Patients with migraine accompanied by depression or anxiety disorders had greater improvements in headache-related disability than those without a psychiatric disorder, according to results of the Treatment of Severe Migraine trial.1 Before this study, it was commonly assumed that patients with migraine and a psychiatric comorbidity do not fare as well during treatment, said Elizabeth Seng, MS, a graduate student at Ohio University in Athens, who presented the results at the International Headache Congress in Philadelphia. “Physicians should be encouraged by this new information: there is hope for their patients who present with psychiatric comorbidity,” said Seng in an interview with Consultant. “Even though their migraines are more severe and disabling initially, they respond even better to treatment than individuals without psychiatric comorbidity.”

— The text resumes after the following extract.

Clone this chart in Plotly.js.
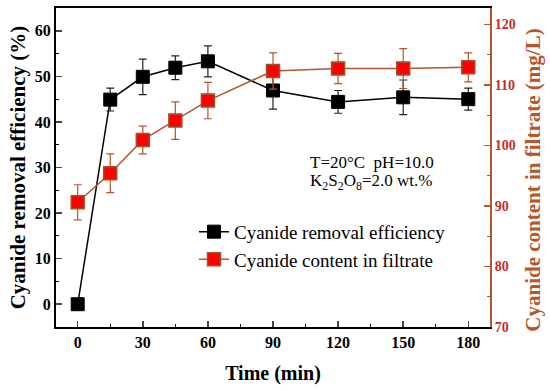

In this study, 232 patients with severe migraine were treated with optimal acute medication for 1 month. After this period of treatment, patients were randomized into one of the following groups: placebo, propranolol, behavioral migraine management (BMM), and placebo, or BMM and propranolol. Patients received behavioral treatment as well as dose adjustment within a 4-month period and were later evaluated after 1 year.
Patients with migraine and either depression or anxiety had greater headache-related disability at baseline than patients with no psychiatric comorbidity. However, while results showed that all treatment groups had reduced headache-related disability, patients with mood disorders had greater decreases in headache-related disability than the rest of the patient population. “I was very surprised that individuals suffering from depression and anxiety, even though they started off with greater headache-related disability, caught up with the other individuals by the end of the study,” said Seng. “The groups were indistinguishable.”
The patients with psychiatric comorbidity may have showed greater improvement in headache-related disability because they had more room to improve, said Seng. “It is important for health care providers who treat migraine to know how initial psychiatric comorbidity can impact their treatment decisions and patient outcomes,” she said. “This can be a more difficult patient population to work with, but the benefits for the patients are substantial.”
1. Seng EK, Holroyd KA, Cottrell CK, Drew JB. The presence of psychiatric comorbidity does not portend poorer treatment outcome. Presented at: the International Headache Conference; September 9-13, 2009; Philadelphia.